Well, that and Miss Diamond To You.
Most of the reviews I've read of this sort of music (and that's a phrase that no album can go unlabeled by, "this sort of music") are reviews that take it for granted that just about everybody listens to pop/dance/nu-disco unapologetically, with no sense of shame for the time spent with just straight up "fun" music. Hey, they probably do. There's a good swath of the population of the world who listen to music for straight up pleasure, that go to movies to escape, prefer their paintings to look as closely as possible to dead royalty, and like their books to end with hard core make-out sessions between a couple of beautiful protagonists. There's a reason that Friends ran for 700 seasons and The Wire ekes out some pretty tragic Nielsens. Most of the time, snarky bullshit comes about for the sole reason that critics don't follow the same path--we're so in love with everything that no one's heard of that when we hit up on that which everyone's heard of, recoiling from it becomes the natural response. Critics run up against somebody talking for hours about how great Little Miss Sunshine is and how dull Zodiac was, and it turns into a "Well, you're a stupid motherfucker, here's why--" and that's just bullshit, most of the time. Somebody likes to feel good, and Zodiac didn't do that for them. That doesn't mean they're stupid. There's nothing inherently wrong with craving good times. (Not to say that the opposite is true either--if getting creeped and grossed out by Ichi The Killer is your bag, that doesn't mean there's anything inherently wrong with that either.) There's a middle ground, here, is what we're saying. But if you haven't figured out that the middle ground isn't the most stimulating thing to talk about, then you're clearly dodging most of the news, all of the critics and every televised sporting event ever. Nasty gets eyeballs, tyrants get airtime, and sound bites are constructed out of rantings. So here's me, trying not to apologize for liking something that's incredibly easy to enjoy--a straight up 2007 disco album from a British singer named Kathy Diamond. While she's not exactly selling Britney or J.Lo levels, she's probably going to eventually. And that's great.

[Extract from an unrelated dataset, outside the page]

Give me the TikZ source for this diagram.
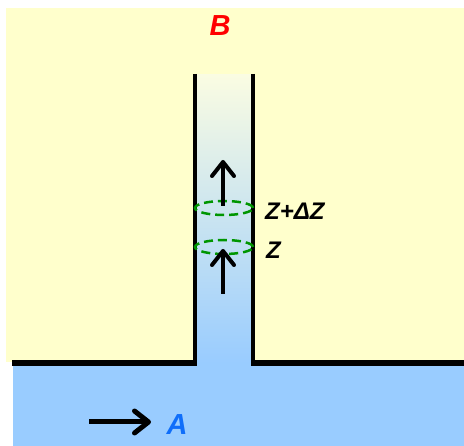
\documentclass[tikz,border=0pt]{standalone}
\usepackage{fontspec}
\setmainfont{Liberation Sans}
\usetikzlibrary{arrows.meta}
\definecolor{sand}{RGB}{255,255,204}
\definecolor{water}{RGB}{153,204,255}
\definecolor{pale}{RGB}{250,252,226}
\definecolor{ringgreen}{RGB}{0,150,0}
\definecolor{ablue}{RGB}{15,110,250}
\tikzset{
  flow/.style = {line width=4pt, -{Straight Barb[length=14pt,width=22pt,round]}},
  wall/.style = {line width=3.5pt},
  base/.style = {line width=6pt},
  ring/.style = {ringgreen, line width=2.5pt, dash pattern=on 9pt off 5pt},
  lbl/.style = {font=\bfseries\itshape\fontsize{24}{24}\selectfont, inner sep=0pt},
  big/.style = {font=\bfseries\itshape\fontsize{29}{29}\selectfont}
}

\begin{document}
\begin{tikzpicture}[x=1pt, y=-1pt]
        \useasboundingbox (0,0) rectangle (464,446);
        % ground and flow
        \fill[sand] (6,8) rectangle (464,362);
        \fill[water] (13,362) rectangle (464,446);
        \shade[top color=pale, bottom color=water] (195,75) rectangle (253,363);
        \draw[base] (12,363) -- (196.5,363);
        \draw[base] (251.5,363) -- (464,363);
        \draw[wall] (195,74) -- (195,366);
        \draw[wall] (253,74) -- (253,366);
        % labels
        \node[big, text=red] (b) at (220,26) {B};
        \node[big, text=ablue] (a) at (177,425) {A};
        \node[lbl, anchor=west] (zdz) at (265,211) {Z+ΔZ};
        \node[lbl, anchor=west] (z) at (266,250) {Z};
        % rings
        \draw[ring] (224,208) ellipse [x radius=29pt, y radius=7pt];
        \draw[ring] (224,247) ellipse [x radius=29pt, y radius=7pt];
        % arrows
        \coordinate (up1s) at (223,206);
        \coordinate (up1e) at (223,160);
        \coordinate (up2s) at (223,294);
        \coordinate (up2e) at (223,249);
        \coordinate (ins) at (89,422);
        \coordinate (ine) at (151,422);
        \draw[flow] (up1s) -- (up1e);
        \draw[flow] (up2s) -- (up2e);
        \draw[flow, line width=5pt] (ins) -- (ine);
      \end{tikzpicture}
\end{document}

Sexy pop, computerized handclaps, an electric bass and a synthesized smoky vocal don't usually translate into the sort of music that I want to listen to--after all, that's pretty much a description that's going to fit about fifty percent of the albums that those intensely obnoxious publicity-hungry prostitutes who make the top 12 of American Idol. For some reason though--maybe it's because she's British, possibly because she's not all over the celebrity circuit, and mostly because it's out-and-out gorgeous, Kathy Diamond just fucking works. It's an addictive album, one that starts from the point of "well, that's well produced" and ends up being "god, that's a really great sound" and ends where it's been for the last six months: A classic pop tour-de-nice. Never overpowered by the somewhat trendy beats that wouldn't be out of place on an early Massive Attack album, never over-sentimentalized by lyrics that wouldn't be out of place on an Aretha Franklin b-side, and never as ulterior-motivated as any of Madonna's last few "fuck you, i'm as relevant as Like A Prayer" mis-fires, Miss Diamond To You is one of those albums that, against all odds, convinced a guy who spent most of the year listening to Grinderman and William Basinski that there was still something to be said for music that's just inherently happy, joyful and, ugh to the ugh, danceable. While it's always going to take an unasked for shot of crystal meth to get this reviewer to shake his uncoordinated, yet delightfully attractive ass, Miss Diamond could make for the perfect soundtrack to that intensely tragic moment.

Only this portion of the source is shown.